Dispersion in financials 

One lesson from this earnings season is the great degree of dispersion in financial results amongst banks. US banks have generally done quite well, BNP Paribas’s trading was spectacular while the likes of Societe Generale and HSBC have had a difficult time. Some, such as Societe Generale, have suffered from the structure of the trading books as companies cancelled dividends; others, such as HSBC, have been hit more by worsening loan losses. Different business exposures among the banks – whether they are specializing in equity derviatives like Societe Generale, or have a highly diversified book of business, like JPMorgan – are generating a wide range of outcomes.

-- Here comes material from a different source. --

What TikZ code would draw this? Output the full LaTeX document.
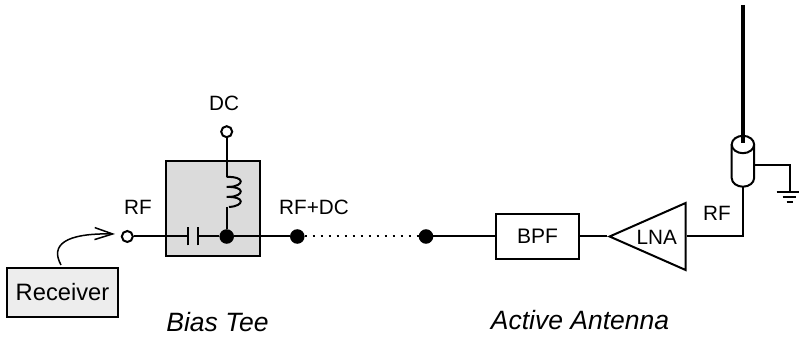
\documentclass[tikz,border=0pt]{standalone}
\usepackage{fontspec}
\setmainfont{Liberation Sans}
\usetikzlibrary{shapes.geometric,arrows.meta}
\definecolor{teegray}{gray}{0.86}
\definecolor{rxgray}{gray}{0.93}
\tikzset{
  label text/.style={inner sep=0pt, font=\fontsize{20.7}{24}\selectfont},
  caption text/.style={inner sep=0pt, font=\fontsize{26.5}{30}\selectfont\itshape},
  open dot/.style={draw, circle, fill=white, minimum size=11pt, inner sep=0pt},
  full dot/.style={draw, circle, fill=black, minimum size=12.5pt, inner sep=0pt},
  block/.style={draw, rectangle, inner sep=0pt, font=\fontsize{21}{24}\selectfont}
}
\begin{document}
\begin{tikzpicture}[x=1pt, y=1pt, line width=2pt]
\useasboundingbox (0,0) rectangle (799,337);
\node[block, fill=teegray, minimum width=94pt, minimum height=95pt] (G1T) at (213,128.7) {};
\node[block, fill=rxgray, minimum width=111pt, minimum height=49pt, font=\fontsize{23.7}{26}\selectfont] (G1R) at (62.5,44.5) {Receiver};
\node[block, minimum width=83.5pt, minimum height=44.5pt] (G1B) at (537.5,100.5) {BPF};
\node[draw, isosceles triangle, isosceles triangle stretches, shape border rotate=180, minimum width=67pt, minimum height=76pt, inner sep=0pt, anchor=apex] (G1L) at (607,100.5) {};
\node[label text] (G1LL) at (656.7,99.5) {LNA};
\node[open dot] (G1D0) at (226.7,205.3) {};
\node[open dot] (G1D1) at (127.3,100.5) {};
\node[full dot] (G1D2) at (226.7,100.5) {};
\node[full dot] (G1D3) at (297.3,100.5) {};
\node[full dot] (G1D4) at (426,100.5) {};
\coordinate (G1C0) at (188,100.5);
\coordinate (G1C1) at (198,100.5);
\coordinate (G1I0) at (226.7,160);
\coordinate (G1I1) at (226.7,130);
\coordinate (G1E0) at (743,100.5);
\coordinate (G1E1) at (743,150.3);
\coordinate (G1A0) at (743,332);
\coordinate (G1A1) at (743,193.7);
\coordinate (G1S0) at (754,172);
\coordinate (G1S1) at (789.5,172);
\coordinate (G1S2) at (789.5,145);
\coordinate (G1W0) at (61,72);
\coordinate (G1W1) at (115,103);
% wires
\draw (G1D1) -- (G1C0);
\draw (G1C1) -- (G1D2);
\draw (G1D2) -- (G1D3);
\draw[dash pattern=on 2pt off 6pt] (G1D3) -- (G1D4);
\draw (G1D4) -- (G1B);
\draw (G1B) -- (G1L.apex);
\draw (G1D0) -- (G1I0);
\draw (G1I1) -- (G1D2);
\foreach \y in {160,150,140} {
  \draw (226.7,\y) .. controls (245,\y+1) and (245,\y-9) .. (229,\y-10);
}
\draw (G1L.east |- G1E0) -- (G1E0) -- (G1E1);
% capacitor
\draw ([yshift=-9pt]G1C0) -- ([yshift=9pt]G1C0);
\draw ([yshift=-9pt]G1C1) -- ([yshift=9pt]G1C1);
% coax
\draw[fill=white] (731.7,192.5) -- (731.7,159) arc[start angle=180, end angle=360, x radius=11.2pt, y radius=8.7pt] -- (754.1,192.5) arc[start angle=0, end angle=180, x radius=11.2pt, y radius=8.7pt];
\draw (731.7,192.5) arc[start angle=180, end angle=360, x radius=11.2pt, y radius=8.7pt];
\draw[line width=3.8pt] (G1A0) -- (G1A1);
% ground
\draw (G1S0) -- (G1S1) -- (G1S2);
\draw ([xshift=-13pt]G1S2) -- ([xshift=9.5pt]G1S2);
\draw ([xshift=-7pt,yshift=-5pt]G1S2) -- ([xshift=6pt,yshift=-5pt]G1S2);
\draw ([xshift=-3pt,yshift=-10pt]G1S2) -- ([xshift=3pt,yshift=-10pt]G1S2);
% receiver link
\draw[-{Straight Barb[length=18pt,width=12pt]}, line width=1.5pt] (G1W0) .. controls (50,92) and (65,104) .. (G1W1);
% labels
\node[label text] (G1LD) at (224,234) {DC};
\node[label text] (G1LR) at (138,130) {RF};
\node[label text] (G1LP) at (314,130) {RF+DC};
\node[label text] (G1LA) at (717,124) {RF};
\node[caption text] (G1LT) at (217.5,15) {Bias Tee};
\node[caption text] (G1LN) at (580,17) {Active Antenna};
\end{tikzpicture}
\end{document}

The banks did profit through derivatives and flow from clear trends, though bouts of volatility also typically are very good for their market-making businesses. As trends in the financial markets become more complex in the next few months, the trading outlook darkens for the sector, a point several banks have made.

Implications

With dispersion set to increase amongst financials and other mature sectors, the role of the portfolio manager and her analysts increases significantly. They allocate amongst countries, sectors and banks studying products, balance sheets, guidance and have discussions with management and often enough engage them on ESG issues. A more complex environment is one of greater analysis as well as patience to wait for value to come through.

US/China tensions

US/China tensions are ratcheting up as we expected given poor polling by the President. The Secretary of State Pompeo seems to suggest sanctions potentially similar to those put on China by India by banning a wide swath of Chinese apps, though Microsoft is pursuing talks to buy TikTok in the US, Canada and Australia. One should note that the Chinese government bans many Western apps such as Facebook and already wanted to reduce foreign content from its network and economy even while encouraging foreign investment. Potential Chinese retaliations will likely hurt US software producers but it is very difficult to replace the likes of Microsoft. A side effect of these tensions is that phase one compliance has likely fallen sharply. Tensions with China will most likely come back and fall away again repeatedly. The market is in large part already reflecting expectations of a Democratic government, where tensions should fall significantly, though both countries will stay in a conflict.

What does it mean?

We are moving through the expected rise of tensions but it does not deter from our expectations of a China-led rebound for Asia Pacific as domestic demand there is far more important than in past decades. The July Caixin China PMI was better than expected, signaling a mild expansion, high frequency data are encouraging, as are regional PMIs in Asia Pacific. Faced with these tensions, the PBOC may again inject more liquidity and ease monetary conditions in the next few weeks as it will take many months to reverse some of the measures taken by this Republican administration. Tensions are positive for the dollar and negative for the EUR as investors tend to buy back the dollar in a period of risk aversion. Equally importantly, portfolio investments into China tend to slow down under tensions like this, which means fewer incoming dollars are sold by the central bank of China (PBoC) to buy euros.